■ Written exercise
Restate the data exactly as given and keep the pictures out.

>> BEGIN

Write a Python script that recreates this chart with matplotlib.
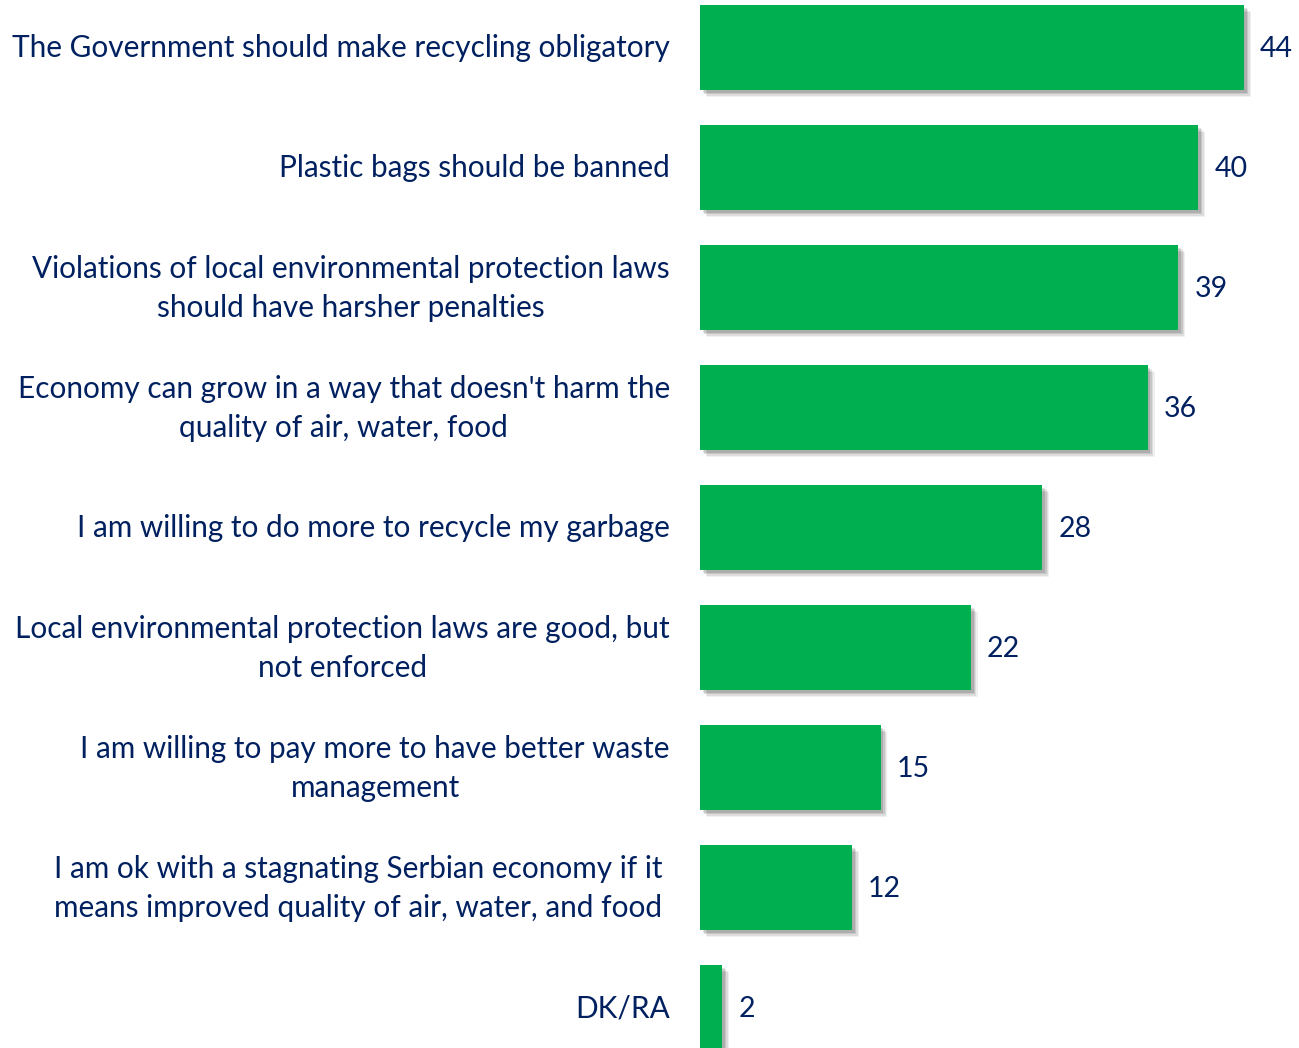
import matplotlib
matplotlib.use("Agg")
import matplotlib.pyplot as plt
import matplotlib.patheffects as pe

categories = [
    "The Government should make recycling obligatory",
    "Plastic bags should be banned",
    "Violations of local environmental protection laws\nshould have harsher penalties",
    "Economy can grow in a way that doesn't harm the\nquality of air, water, food",
    "I am willing to do more to recycle my garbage",
    "Local environmental protection laws are good, but\nnot enforced",
    "I am willing to pay more to have better waste\nmanagement",
    "I am ok with a stagnating Serbian economy if it \nmeans improved quality of air, water, and food ",
    "DK/RA",
]
values = [44.0, 40.3, 38.7, 36.2, 27.7, 21.9, 14.6, 12.3, 1.8]

BAR_COLOR = "#00B050"
TEXT_COLOR = "#002060"
FONT = ["Lato", "DejaVu Sans"]

W, H = 1299, 1048
fig = plt.figure(figsize=(W / 100, H / 100), dpi=100)
ax = fig.add_axes([700 / W, 0, (W - 700) / W, 1])

px_per_unit = 544 / 44
ax.set_xlim(0, (W - 700) / px_per_unit)
ax.set_ylim((H - 47.5) / 120, -47.5 / 120)

pos = list(range(len(values)))
shadow = [pe.SimplePatchShadow(offset=(5, -5), shadow_rgbFace="#000000", alpha=0.06),
          pe.SimplePatchShadow(offset=(4, -4), shadow_rgbFace="#000000", alpha=0.08),
          pe.SimplePatchShadow(offset=(3, -3), shadow_rgbFace="#000000", alpha=0.10),
          pe.SimplePatchShadow(offset=(2, -2), shadow_rgbFace="#000000", alpha=0.12),
          pe.Normal()]
bars = ax.barh(pos, values, height=85 / 120, color=BAR_COLOR, edgecolor="none")
for b in bars:
    b.set_path_effects(shadow)

for p, v in zip(pos, values):
    ax.text(v + 16 / px_per_unit, p + 1.5 / 120, f"{v:.0f}", ha="left", va="center",
            fontsize=20.5, color=TEXT_COLOR, family=FONT)

for p, c in zip(pos, categories):
    fig.text(670 / W, 1 - (48.5 + 120 * p) / H, c, ha="right", va="center",
             multialignment="center", fontsize=21.4, color=TEXT_COLOR,
             family=FONT, linespacing=1.5)

ax.axis("off")
fig.savefig("out.png", dpi=100, facecolor="white")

>> END

■ Task answer
Write a Python script that recreates this chart with matplotlib.
import matplotlib
matplotlib.use("Agg")
import matplotlib.pyplot as plt
import matplotlib.patheffects as pe

categories = [
    "The Government should make recycling obligatory",
    "Plastic bags should be banned",
    "Violations of local environmental protection laws\nshould have harsher penalties",
    "Economy can grow in a way that doesn't harm the\nquality of air, water, food",
    "I am willing to do more to recycle my garbage",
    "Local environmental protection laws are good, but\nnot enforced",
    "I am willing to pay more to have better waste\nmanagement",
    "I am ok with a stagnating Serbian economy if it \nmeans improved quality of air, water, and food ",
    "DK/RA",
]
values = [44.0, 40.3, 38.7, 36.2, 27.7, 21.9, 14.6, 12.3, 1.8]

BAR_COLOR = "#00B050"
TEXT_COLOR = "#002060"
FONT = ["Lato", "DejaVu Sans"]

W, H = 1299, 1048
fig = plt.figure(figsize=(W / 100, H / 100), dpi=100)
ax = fig.add_axes([700 / W, 0, (W - 700) / W, 1])

px_per_unit = 544 / 44
ax.set_xlim(0, (W - 700) / px_per_unit)
ax.set_ylim((H - 47.5) / 120, -47.5 / 120)

pos = list(range(len(values)))
shadow = [pe.SimplePatchShadow(offset=(5, -5), shadow_rgbFace="#000000", alpha=0.06),
          pe.SimplePatchShadow(offset=(4, -4), shadow_rgbFace="#000000", alpha=0.08),
          pe.SimplePatchShadow(offset=(3, -3), shadow_rgbFace="#000000", alpha=0.10),
          pe.SimplePatchShadow(offset=(2, -2), shadow_rgbFace="#000000", alpha=0.12),
          pe.Normal()]
bars = ax.barh(pos, values, height=85 / 120, color=BAR_COLOR, edgecolor="none")
for b in bars:
    b.set_path_effects(shadow)

for p, v in zip(pos, values):
    ax.text(v + 16 / px_per_unit, p + 1.5 / 120, f"{v:.0f}", ha="left", va="center",
            fontsize=20.5, color=TEXT_COLOR, family=FONT)

for p, c in zip(pos, categories):
    fig.text(670 / W, 1 - (48.5 + 120 * p) / H, c, ha="right", va="center",
             multialignment="center", fontsize=21.4, color=TEXT_COLOR,
             family=FONT, linespacing=1.5)

ax.axis("off")
fig.savefig("out.png", dpi=100, facecolor="white")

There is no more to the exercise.